I always say that being an instructor is like driving. You only really start to learn when you’ve passed your test and you’re finally allowed to drive alone. The same was true for teaching - I had learnt the technical side, but the hardest part was figuring out how to bring my personality to the bike. The first two years I was constantly comparing myself to other instructors, and I was overly critical of the way I looked and sounded. I still didn’t believe how or why I was an instructor.
Then I went through a breakup that changed the way I saw myself, and it felt like I had woken up after a long time of putting myself second. I realised I hadn’t been able to fully express myself on the bike because I hadn’t even known who I was, as silly as that sounds. I spent the next year rediscovering myself, embracing my feminine energy, taking back my power. My classes mirrored this journey, and I finally felt so alive. I was starting to feel confident and comfortable in myself, which is something I never thought I would say.

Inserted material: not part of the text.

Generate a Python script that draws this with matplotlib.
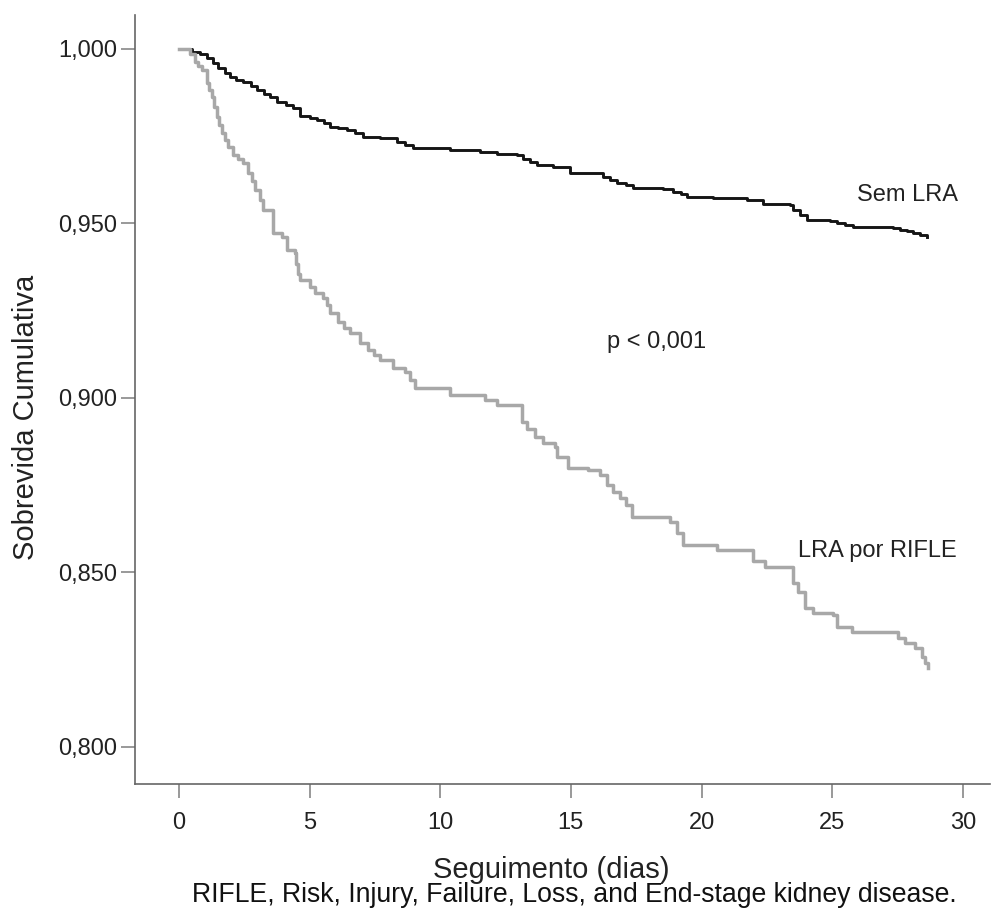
import matplotlib
matplotlib.use("Agg")
import matplotlib.pyplot as plt

plt.rcParams['font.family'] = ['Liberation Sans', 'DejaVu Sans']

# Kaplan-Meier steps: (day of drop, survival after drop)
sem_t = [0.0, 0.50, 0.80, 1.06, 1.30, 1.49, 1.75, 1.95, 2.20, 2.45, 2.75, 2.99,
         3.25, 3.48, 3.75, 4.10, 4.36, 4.63, 5.00, 5.28, 5.55, 5.78, 6.10, 6.43,
         6.75, 7.04, 7.69, 8.34, 8.65, 8.96, 10.37, 11.52, 12.17, 12.94, 13.16,
         13.45, 13.70, 14.31, 14.96, 16.23, 16.50, 16.76, 17.10, 17.37, 18.52,
         18.91, 19.20, 19.44, 20.44, 21.74, 22.35, 23.38, 23.50, 23.75, 24.03,
         24.91, 25.18, 25.50, 25.79, 27.32, 27.59, 27.85, 28.09, 28.35, 28.63]
sem_s = [1.0000, 0.9992, 0.9984, 0.9973, 0.9960, 0.9946, 0.9932, 0.9920, 0.9912,
         0.9905, 0.9893, 0.9882, 0.9872, 0.9862, 0.9848, 0.9840, 0.9831, 0.9808,
         0.9802, 0.9797, 0.9787, 0.9777, 0.9772, 0.9768, 0.9758, 0.9748, 0.9745,
         0.9734, 0.9725, 0.9716, 0.9711, 0.9705, 0.9699, 0.9696, 0.9685, 0.9676,
         0.9668, 0.9662, 0.9645, 0.9633, 0.9625, 0.9616, 0.9609, 0.9602, 0.9599,
         0.9590, 0.9583, 0.9576, 0.9573, 0.9567, 0.9556, 0.9553, 0.9539, 0.9525,
         0.9510, 0.9507, 0.9501, 0.9495, 0.9490, 0.9486, 0.9481, 0.9477, 0.9473,
         0.9467, 0.9461]

lra_t = [0.0, 0.42, 0.61, 0.75, 0.88, 1.07, 1.17, 1.26, 1.36, 1.45, 1.55, 1.65,
         1.78, 1.88, 2.07, 2.25, 2.45, 2.64, 2.78, 2.91, 3.10, 3.21, 3.60, 3.94,
         4.13, 4.44, 4.50, 4.55, 4.63, 5.01, 5.20, 5.51, 5.65, 5.78, 6.09, 6.30,
         6.54, 6.93, 7.23, 7.45, 7.69, 8.19, 8.65, 8.85, 9.03, 10.37, 11.71, 12.17,
         13.13, 13.32, 13.62, 13.93, 14.39, 14.47, 14.89, 15.65, 16.11, 16.38,
         16.62, 16.88, 17.10, 17.34, 18.79, 19.06, 19.29, 20.59, 21.97, 22.43,
         23.50, 23.69, 23.96, 24.26, 25.03, 25.18, 25.76, 27.52, 27.78, 28.17,
         28.43, 28.55, 28.66]
lra_s = [1.0000, 0.9985, 0.9963, 0.9952, 0.9940, 0.9903, 0.9882, 0.9862, 0.9834,
         0.9805, 0.9782, 0.9759, 0.9740, 0.9719, 0.9696, 0.9685, 0.9673, 0.9645,
         0.9620, 0.9596, 0.9567, 0.9539, 0.9473, 0.9461, 0.9424, 0.9415, 0.9385,
         0.9355, 0.9338, 0.9318, 0.9301, 0.9287, 0.9265, 0.9244, 0.9218, 0.9200,
         0.9186, 0.9158, 0.9138, 0.9122, 0.9109, 0.9086, 0.9075, 0.9050, 0.9029,
         0.9009, 0.8994, 0.8980, 0.8931, 0.8910, 0.8888, 0.8871, 0.8860, 0.8831,
         0.8799, 0.8794, 0.8779, 0.8751, 0.8730, 0.8713, 0.8693, 0.8659, 0.8645,
         0.8613, 0.8579, 0.8564, 0.8533, 0.8516, 0.8470, 0.8444, 0.8398, 0.8384,
         0.8378, 0.8344, 0.8330, 0.8312, 0.8298, 0.8284, 0.8258, 0.8240, 0.8226]

x_ticks = [0, 5, 10, 15, 20, 25, 30]
y_ticks = [0.80, 0.85, 0.90, 0.95, 1.00]
y_labels = ['0,800', '0,850', '0,900', '0,950', '1,000']

fig = plt.figure(figsize=(9.97, 9.08), dpi=100)
ax = fig.add_axes([0.1354, 0.1366, 0.8576, 0.8469])

ax.step(sem_t, sem_s, where='post', color='#151515', lw=2.1, zorder=2)
ax.step(lra_t, lra_s, where='post', color='#a8a8a8', lw=2.5, zorder=3)

ax.set_xlim(-1.68, 31.04)
ax.set_ylim(0.7894, 1.0097)
ax.set_xticks(x_ticks)
ax.set_yticks(y_ticks)
ax.set_yticklabels(y_labels)

for side in ['top', 'right']:
    ax.spines[side].set_visible(False)
for side in ['left', 'bottom']:
    ax.spines[side].set_color('#666666')
    ax.spines[side].set_linewidth(1.2)

ax.tick_params(axis='x', direction='out', length=10, width=1.2, color='#888888',
               pad=10, labelsize=17, labelcolor='#222222')
ax.tick_params(axis='y', direction='out', length=10, width=1.2, color='#888888',
               pad=3, labelsize=17, labelcolor='#222222')

ax.set_ylabel('Sobrevida Cumulativa', fontsize=21, color='#222222')
ax.yaxis.set_label_coords(-0.111, 0.477)
ax.set_xlabel('Seguimento (dias)', fontsize=21, color='#222222')
ax.xaxis.set_label_coords(0.4865, -0.094)

ax.text(25.95, 0.9580, 'Sem LRA', fontsize=17, color='#222222', va='center')
ax.text(23.69, 0.8562, 'LRA por RIFLE', fontsize=17, color='#222222', va='center')
ax.text(16.38, 0.9160, 'p < 0,001', fontsize=17, color='#222222', va='center')

fig.text(0.576, 1 - 895 / 908, 'RIFLE, Risk, Injury, Failure, Loss, and End-stage kidney disease.',
         fontsize=19.2, color='#111111', ha='center', va='center')

fig.savefig('out.png', dpi=100)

This last year has by far been the most rewarding in so many ways. My classes are waitlisted. I have built a community of like-minded people who have also become my friends. I have stopped apologising for being myself. I go to work every day with the biggest smile on my face, because I love what I do; I love the magic of the dark room, where anything seems possible. I cannot thank Amelie and Chloe enough, for taking a chance on me in that first moment, for trusting me for the last 5 years, and for allowing me the space to grow into who I am today.
I am also beyond grateful for every message of thanks I receive from clients telling me I made their day a little bit better. Because that was the point of it all. Not to be liked and celebrated. Not to prove the haters wrong. Not even to feel better about myself. But to connect with people and help them feel less alone, like I once felt as that scared girl in Paris. And now I really can say I have made it. I am the best version of myself. And I am so proud of that girl who fought her way here. She deserves every moment of this life she built.